Having a reliable transit option is a real game changer. I grew up with car culture in the West Island of Montreal, mostly because the bus service out in “the boonies” where I lived was laughable. Heaven forbid you had to stay late at school, that meant one milk-run followed by a missed connection followed by another milk-run. Band practice until 4pm meant I was home at 6pm some nights. So I took my driving exam as soon as I could and pretty much took over driving responsibilities from my mum, mostly so I could have her car whenever I needed it. When I moved to Cote-des-Neiges, I took it with me, since she had given up her license. Driving in town was aggravating. I could never find parking. If we took it out for some reason or another, I’d sometimes have to park it two blocks away, but I’d have to move it before rush hour, lest it get towed. It was a liability. I had to move it when the snow plow came, lest it get towed. I had to make sure it was still not broken into. I had to use it every once in a while to make sure it didn’t rot on the street. And, on top of all of this, I didn’t need it anymore. The buses worked. The metro was a fifteen minute walk from my apartment. If I didn’t want to take the blue line, I could hop on a bus that would take me to the green line in ten minutes. From there I could get anywhere in the city, fast as you like.

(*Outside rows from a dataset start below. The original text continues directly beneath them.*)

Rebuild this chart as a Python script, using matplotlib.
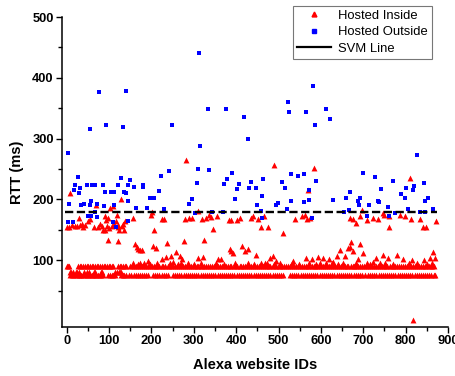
import matplotlib
matplotlib.use("Agg")
import matplotlib.pyplot as plt
from matplotlib.lines import Line2D
import numpy as np

RED = "#ff0000"
BLUE = "#0000ff"

# Hosted outside: (id, rtt)
outside_ids = [2, 5, 2, 14, 17, 20, 27, 30, 32, 34, 42, 47, 50, 54, 55, 57, 57, 59, 67, 68,
               71, 72, 76, 86, 87, 90, 93, 104, 109, 111, 112, 117, 122, 128, 133, 135, 139,
               139, 144, 145, 144, 150, 160, 164, 180, 181, 190, 196, 207, 219, 223, 230, 241,
               249, 288, 295, 302, 307, 311, 313, 315, 334, 335, 343, 368, 372, 375, 379, 390,
               398, 401, 406, 418, 429, 431, 434, 447, 449, 459, 462, 461, 464, 494, 498, 509,
               516, 519, 522, 524, 529, 529, 546, 560, 560, 566, 573, 573, 580, 582, 587, 588,
               613, 622, 629, 654, 659, 666, 668, 688, 689, 692, 699, 710, 713, 727, 734, 738,
               743, 759, 761, 771, 776, 790, 798, 800, 805, 817, 820, 828, 833, 843, 846, 846,
               853, 865]
outside_rtt = [277, 193, 162, 162, 216, 224, 236, 210, 218, 190, 192, 224, 172, 316, 191, 198,
               173, 224, 224, 180, 193, 171, 376, 224, 189, 212, 322, 212, 162, 212, 190, 154,
               224, 235, 319, 212, 211, 378, 224, 197, 165, 232, 220, 185, 224, 220, 185, 202,
               202, 214, 239, 184, 247, 323, 193, 200, 177, 227, 250, 440, 288, 349, 248, 180,
               180, 225, 349, 233, 243, 201, 217, 226, 335, 300, 218, 228, 218, 190, 181, 205,
               169, 234, 191, 194, 228, 219, 184, 360, 343, 197, 241, 239, 242, 196, 344, 215,
               199, 169, 387, 322, 231, 349, 333, 199, 180, 202, 182, 212, 197, 191, 202, 243,
               173, 190, 237, 197, 196, 217, 188, 172, 231, 177, 208, 202, 218, 184, 216, 222,
               273, 180, 227, 197, 180, 202, 184]

# Hosted inside: scattered points (id, rtt)
inside_ids = [9, 70, 128, 281, 490, 584, 811, 569, 510, 310, 97, 122, 207, 324, 345, 872, 817,
              848, 459, 476, 761,
              0, 6, 13, 19, 25, 31, 39, 28, 51, 55, 73, 79, 83, 86, 90, 94, 98, 101, 106, 112,
              116, 120, 124, 130, 134, 138, 102, 110, 118, 135, 120, 91, 96, 64, 44, 36,
              157, 200, 201, 224, 230, 280, 289, 295, 319, 330, 337, 341, 354, 382, 389, 402,
              409, 436, 440, 451, 465, 568, 574, 539, 555, 563, 668, 676, 682, 692, 696, 708,
              723, 734, 747, 750, 760, 786, 798, 813, 834, 840,
              161, 165, 169, 173, 177, 203, 212, 237, 277, 191, 226, 234, 247, 259, 267, 273,
              310, 322, 358, 364, 385, 389, 393, 414, 422, 427, 448, 472, 481, 486, 495, 535,
              566, 580, 593, 604, 619, 637, 646, 656, 663, 668, 672, 676, 688, 692, 700, 731,
              747, 759, 780, 794, 816, 843, 857, 865, 869, 723, 708, 597, 629,
              8, 11, 15, 21, 25, 30, 42, 47, 52, 65, 68, 80, 83, 113, 118, 123, 125, 128,
              156, 168, 172, 183, 196, 214, 243, 252, 262, 270, 287, 300, 316, 352, 372, 398,
              428, 442, 458, 467, 490, 503, 531, 548, 572, 588, 612, 626, 640, 652, 684, 715,
              740, 752, 770, 808, 826, 851, 862]
inside_rtt = [211, 190, 201, 264, 256, 251, 235, 216, 145, 181, 133, 132, 150, 133, 151, 165, 2,
              154, 154, 154, 154,
              154, 154, 158, 156, 156, 158, 154, 169, 164, 168, 154, 160, 156, 150, 172, 166,
              169, 153, 156, 160, 164, 158, 150, 156, 160, 164, 186, 189, 175, 149, 154, 150,
              156, 155, 157, 160,
              169, 175, 180, 167, 167, 168, 169, 169, 167, 169, 175, 171, 173, 166, 166, 166,
              169, 169, 173, 167, 172, 167, 169, 167, 173, 175, 169, 167, 161, 172, 183, 166,
              169, 167, 178, 175, 172, 175, 173, 168, 168, 154,
              126, 121, 118, 116, 116, 123, 120, 128, 131, 99, 102, 105, 107, 114, 107, 102,
              104, 105, 102, 102, 118, 115, 111, 123, 115, 118, 108, 96, 104, 107, 99, 99,
              104, 102, 105, 104, 102, 107, 116, 107, 120, 121, 130, 115, 102, 127, 111, 104,
              108, 104, 108, 102, 101, 101, 104, 113, 104, 97, 95, 96, 97,
              80, 80, 80, 80, 80, 80, 80, 80, 80, 80, 80, 80, 80, 80, 80, 80, 80, 80,
              95, 94, 96, 95, 94, 96, 95, 97, 94, 95, 96, 94, 95, 96, 94, 95,
              96, 94, 95, 96, 94, 95, 96, 94, 95, 94, 96, 95, 94, 96, 95, 94,
              96, 95, 94, 95, 96, 94, 95]

# Hosted inside: the two dense rows at ~90 ms and ~75 ms
row90_ids = [0, 3, 6, 27, 31, 35, 39, 43, 47, 51, 55, 59, 63, 67, 71, 75, 79, 83, 87, 91, 95,
             99, 103, 107, 110, 121, 125, 129, 133, 137, 141,
             150, 154, 159, 164, 168, 173, 178, 182, 187, 191, 196, 201, 205, 210, 214, 219,
             224, 228, 233, 238, 242, 247, 251, 256, 261, 265, 270, 274, 279, 284, 288, 293,
             297, 302, 307, 311, 316, 320, 325, 330, 334, 339, 343, 348, 353, 357, 362, 366,
             371, 376, 380, 385, 389, 394, 399, 403, 408, 412, 417, 422, 426, 431, 435, 440,
             445, 449, 454, 458, 463, 468, 472, 477, 481, 486, 491, 495, 500, 504, 509, 514,
             518, 523, 527, 532, 537, 541, 546, 550, 555, 560, 564, 569, 573, 578, 583, 587,
             592, 596, 601, 606, 610, 615, 619, 624, 629, 633, 638, 642, 647, 652, 656, 661,
             665, 670, 675, 679, 684, 688, 693, 698, 702, 707, 711, 716, 721, 725, 730, 734,
             739, 744, 748, 753, 757, 762, 767, 771, 776, 780, 785, 790, 794, 799, 803, 808,
             813, 817, 822, 826, 831, 836, 840, 845, 849, 854, 859, 863, 868]
row75_ids = [8, 12, 16, 20, 24, 28, 31, 35, 39, 43, 47, 51, 55, 59, 63, 67, 70, 74, 78, 82,
             86, 98, 102, 106, 110, 113, 128, 132, 136, 141, 148,
             153, 158, 163, 168, 173, 178, 183, 188, 193, 204, 209, 214, 219, 224, 229, 234,
             239, 251, 256, 261, 266, 271, 276, 281, 286, 291, 296, 301, 306, 311, 316, 321,
             326, 331, 336, 341, 346, 351, 356, 361, 366, 371, 376, 381, 386, 391, 396, 401,
             406, 411, 416, 421, 426, 431, 436, 441, 446, 451, 456, 461, 466, 471, 476, 481,
             486, 491, 496, 501, 506, 511, 527, 532, 537, 542, 547, 552, 557, 562, 567, 572,
             577, 582, 587, 592, 597, 602, 607, 612, 617, 622, 627, 632, 637, 642, 647, 652,
             657, 662, 667, 672, 677, 682, 687, 692, 697, 703, 711, 716, 721, 726, 731, 736,
             741, 746, 751, 756, 761, 766, 771, 776, 781, 786, 791, 796, 801, 806, 811, 816,
             821, 826, 831, 836, 841, 846, 851, 856, 861, 866, 870]
row90_rtt = 90
row75_rtt = 75

svm_ids = [-4, 874]
svm_rtt = [180, 180]

plt.rcParams.update({
    "font.family": "Liberation Sans",
    "font.size": 8,
})

fig = plt.figure(figsize=(4.55, 3.76), dpi=100)
ax = fig.add_axes([62 / 455, 49 / 376, 386 / 455, 310 / 376])

tri = dict(marker="^", s=18, color=RED, linewidths=0)
ax.scatter(row75_ids, np.full(len(row75_ids), row75_rtt), **tri)
ax.scatter(row90_ids, np.full(len(row90_ids), row90_rtt), **tri)
ax.scatter(inside_ids, inside_rtt, **tri)
ax.scatter(outside_ids, outside_rtt, marker="s", s=10, color=BLUE, linewidths=0)
ax.plot(svm_ids, svm_rtt, color="black", lw=1.7, ls=(0, (3.5, 1.5)))

ax.set_xlim(-11, 900)
ax.set_ylim(-10, 500)
ax.set_xticks(range(0, 901, 100))
ax.set_xticks(range(50, 900, 100), minor=True)
ax.set_yticks(range(100, 501, 100))
ax.set_yticks(range(50, 500, 100), minor=True)
ax.spines["top"].set_visible(False)
ax.spines["right"].set_visible(False)
for side in ("left", "bottom"):
    ax.spines[side].set_linewidth(1.1)
ax.tick_params(which="major", direction="out", length=4, width=1, pad=2)
ax.tick_params(which="minor", direction="out", length=3, width=1)
for label in ax.get_xticklabels() + ax.get_yticklabels():
    label.set_fontweight("bold")
    label.set_fontsize(9.3)

ax.set_xlabel("Alexa website IDs", fontsize=10.5, fontweight="bold", labelpad=8)
ax.set_ylabel("RTT (ms)", fontsize=10.5, fontweight="bold", labelpad=6)

handles = [
    Line2D([], [], marker="^", ls="none", color=RED, markersize=3.5),
    Line2D([], [], marker="s", ls="none", color=BLUE, markersize=2.8),
    Line2D([], [], color="black", lw=1.6),
]
leg = fig.legend(handles, ["Hosted Inside", "Hosted Outside", "SVM Line"],
                 loc="upper right", bbox_to_anchor=(432 / 455, 1 - 6 / 376),
                 fontsize=9.4, frameon=True, fancybox=False, borderpad=0.3,
                 labelspacing=0.32, handlelength=2.6, handletextpad=0.6,
                 borderaxespad=0)
leg.get_frame().set_edgecolor("#555555")
leg.get_frame().set_linewidth(0.8)

fig.savefig("out.png", dpi=100)
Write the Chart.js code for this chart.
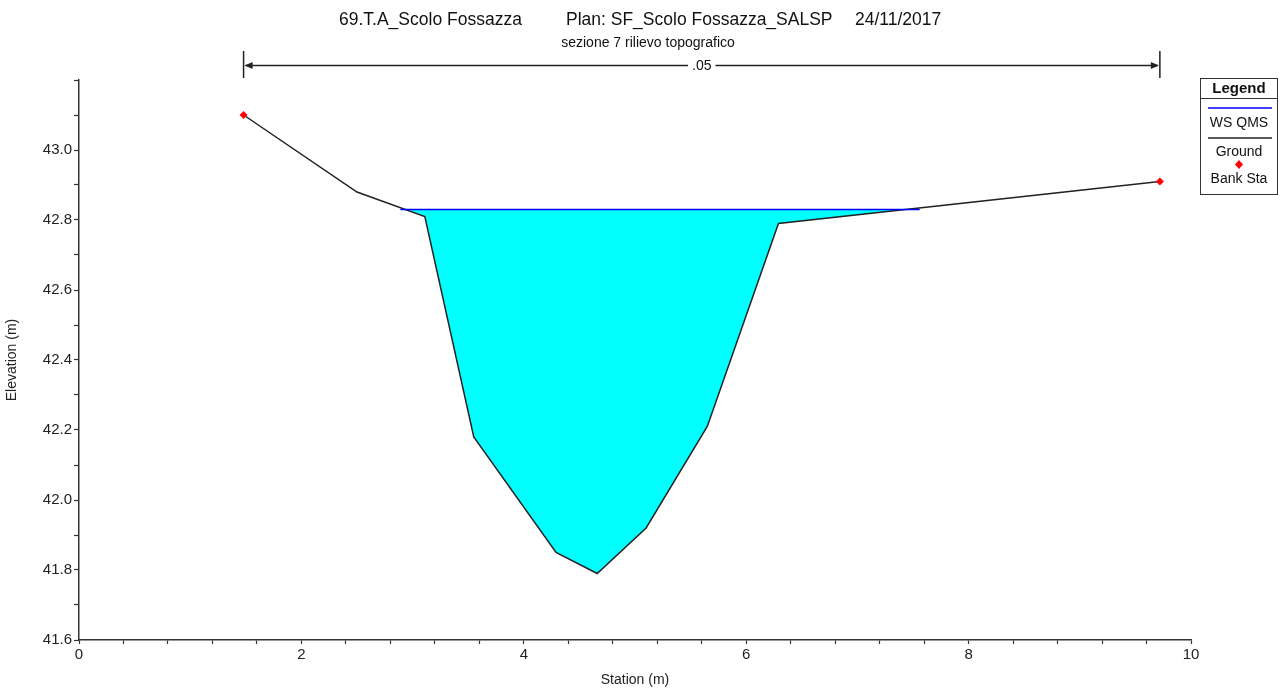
<!DOCTYPE html>
<html>
<head>
<meta charset="utf-8">
<script src="https://cdn.jsdelivr.net/npm/chart.js@4.4.1/dist/chart.umd.min.js"></script>
<style>
html,body{margin:0;padding:0;background:#fff;}
#wrap{width:1281px;height:693px;position:relative;}
</style>
</head>
<body>
<div id="wrap"><canvas id="c"></canvas></div>
<script>
// ---- data ----
const groundStation = [1.48, 2.50, 3.11, 3.55, 4.29, 4.66, 5.10, 5.65, 6.29, 9.72];
const groundElev    = [43.10, 42.88, 42.81, 42.18, 41.85, 41.79, 41.92, 42.21, 42.79, 42.91];
const wsStation = [2.89, 7.56];
const wsElev    = [42.83, 42.83];
const bankStation = [1.48, 9.72];
const bankElev    = [43.10, 42.91];
const manningN = ".05";
const xTicksMajor = [0, 2, 4, 6, 8, 10];
const yTicksMajor = [41.6, 41.8, 42.0, 42.2, 42.4, 42.6, 42.8, 43.0];
const titleParts = ["69.T.A_Scolo Fossazza", "Plan: SF_Scolo Fossazza_SALSP", "24/11/2017"];
const subTitle = "sezione 7 rilievo topografico";
const legendItems = ["WS QMS", "Ground", "Bank Sta"];

const FONT = "'Liberation Sans', Arial, sans-serif";
const toXY = (xs, ys) => xs.map((x, i) => ({x: x, y: ys[i]}));

const overlay = {
  id: 'overlay',
  afterDraw(chart) {
    const ctx = chart.ctx;
    const xs = chart.scales.x;
    ctx.save();
    // title
    ctx.fillStyle = '#111';
    ctx.textBaseline = 'alphabetic';
    ctx.textAlign = 'left';
    ctx.font = '17.5px ' + FONT;
    const tx = [339, 566, 855];
    titleParts.forEach((t, i) => ctx.fillText(t, tx[i], 25));
    ctx.font = '14px ' + FONT;
    ctx.textAlign = 'center';
    ctx.fillText(subTitle, 648, 47);

    // dimension line between bank stations
    const x1 = xs.getPixelForValue(bankStation[0]);
    const x2 = xs.getPixelForValue(bankStation[1]);
    const yl = 65.5;
    ctx.strokeStyle = '#222';
    ctx.fillStyle = '#222';
    ctx.lineWidth = 1.5;
    ctx.beginPath();
    ctx.moveTo(x1, 51); ctx.lineTo(x1, 78);
    ctx.moveTo(x2, 51); ctx.lineTo(x2, 78);
    ctx.moveTo(x1 + 2, yl); ctx.lineTo(x2 - 2, yl);
    ctx.stroke();
    ctx.beginPath();
    ctx.moveTo(x1 + 1, yl); ctx.lineTo(x1 + 9, yl - 3.5); ctx.lineTo(x1 + 9, yl + 3.5); ctx.closePath();
    ctx.moveTo(x2 - 1, yl); ctx.lineTo(x2 - 9, yl - 3.5); ctx.lineTo(x2 - 9, yl + 3.5); ctx.closePath();
    ctx.fill();
    ctx.font = '14px ' + FONT;
    const lx = (x1 + x2) / 2;
    const w = ctx.measureText(manningN).width;
    ctx.fillStyle = '#fff';
    ctx.fillRect(lx - w / 2 - 4, yl - 8, w + 8, 16);
    ctx.fillStyle = '#111';
    ctx.textAlign = 'center';
    ctx.textBaseline = 'middle';
    ctx.fillText(manningN, lx, yl + 1);

    // legend box
    const L = 1200.5, R = 1277.5, T = 78.5, B = 194.5, cx = (L + R) / 2;
    ctx.fillStyle = '#fff';
    ctx.fillRect(L, T, R - L, B - T);
    ctx.strokeStyle = '#333';
    ctx.lineWidth = 1;
    ctx.strokeRect(L, T, R - L, B - T);
    ctx.beginPath();
    ctx.moveTo(L, 98.5); ctx.lineTo(R, 98.5);
    ctx.stroke();
    ctx.fillStyle = '#111';
    ctx.font = 'bold 15px ' + FONT;
    ctx.fillText('Legend', cx, 89);
    ctx.font = '14px ' + FONT;
    ctx.strokeStyle = '#0000ff';
    ctx.lineWidth = 1.5;
    ctx.beginPath(); ctx.moveTo(1208, 108); ctx.lineTo(1272, 108); ctx.stroke();
    ctx.fillText(legendItems[0], cx, 123);
    ctx.strokeStyle = '#222';
    ctx.beginPath(); ctx.moveTo(1208, 138); ctx.lineTo(1272, 138); ctx.stroke();
    ctx.fillText(legendItems[1], cx, 152);
    ctx.fillStyle = '#ff0000';
    ctx.beginPath();
    ctx.moveTo(cx, 160); ctx.lineTo(cx + 4, 164.5); ctx.lineTo(cx, 169); ctx.lineTo(cx - 4, 164.5); ctx.closePath();
    ctx.fill();
    ctx.fillStyle = '#111';
    ctx.fillText(legendItems[2], cx, 179);
    ctx.restore();
  }
};

new Chart(document.getElementById('c'), {
  type: 'scatter',
  data: {
    datasets: [
      {
        label: legendItems[2],
        data: toXY(bankStation, bankElev),
        showLine: false,
        pointStyle: 'rectRot',
        pointRadius: 4,
        backgroundColor: '#ff0000',
        borderColor: '#ff0000',
        borderWidth: 0,
        order: 0
      },
      {
        label: legendItems[0],
        data: toXY(wsStation, wsElev),
        showLine: true,
        borderColor: '#0000ff',
        borderWidth: 1.5,
        pointRadius: 0,
        fill: {target: 2, above: '#00ffff', below: 'rgba(0,0,0,0)'},
        order: 1
      },
      {
        label: legendItems[1],
        data: toXY(groundStation, groundElev),
        showLine: true,
        borderColor: '#222222',
        borderWidth: 1.5,
        pointRadius: 0,
        tension: 0,
        fill: false,
        order: 2
      }
    ]
  },
  options: {
    responsive: true,
    maintainAspectRatio: false,
    animation: false,
    layout: {padding: {top: 80, right: 90, left: 0, bottom: 0}},
    plugins: {
      legend: {display: false},
      tooltip: {enabled: false},
      title: {display: false},
      filler: {drawTime: 'beforeDatasetsDraw'}
    },
    scales: {
      x: {
        type: 'linear',
        min: xTicksMajor[0],
        max: xTicksMajor[xTicksMajor.length - 1],
        border: {display: true, color: '#333', width: 1.5},
        grid: {display: true, drawOnChartArea: false, drawTicks: true, tickLength: 4, color: '#333', tickWidth: 1.2},
        ticks: {
          stepSize: 0.4,
          autoSkip: false,
          maxRotation: 0,
          padding: 2,
          color: '#222',
          font: {family: FONT, size: 15},
          callback: (v) => xTicksMajor.some(t => Math.abs(t - v) < 1e-6) ? String(Math.round(v)) : ''
        },
        title: {display: true, text: 'Station (m)', color: '#222', font: {family: FONT, size: 14}, padding: {top: 9}},
        afterFit: (s) => { s.height = 53; }
      },
      y: {
        type: 'linear',
        min: 41.6,
        max: 43.2,
        border: {display: true, color: '#333', width: 1.5},
        grid: {display: true, drawOnChartArea: false, drawTicks: true, tickLength: 5, color: '#333', tickWidth: 1.2},
        ticks: {
          stepSize: 0.1,
          autoSkip: false,
          padding: 2,
          color: '#222',
          font: {family: FONT, size: 15},
          callback: (v) => yTicksMajor.some(t => Math.abs(t - v) < 1e-6) ? v.toFixed(1) : ''
        },
        title: {display: true, text: 'Elevation (m)', color: '#222', font: {family: FONT, size: 14}, padding: {bottom: 6}},
        afterFit: (s) => { s.width = 79; }
      }
    }
  },
  plugins: [overlay]
});
</script>
</body>
</html>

This is what I imagine the future of commuting in this city could be as well, but with the suburbs reaping the benefits as well as the core. With stations covering most of the population, a well-used LRT could pay for itself, and allow the bus network to thrive with the added transit funds. Any LRT stop would be a ten minute bus ride or less. Ottawa would be ready to face the future (hint: oil), get people where they want to get to conveniently and easily, and reap the benefits of reasonable rush-hour commutes.
One thing I think the article got wrong: The Queensway didn’t cut neighbourhoods in half, the railroad did. The highway follows an old CNR right of way that was operational from at least the 1870’s pretty much up until they poured the concrete in the early 60’s. There used to be a rail-yard between Bronson and Bank, separating, as McLeod says in the opinion piece, the downtown core from its neighbours. I say put the tracks back, with a Complete Street beside them, and I think you might make everyone happy. Everyone except, of course, all the “your stupid” commenters on the Citizen page. They’ll never be happy.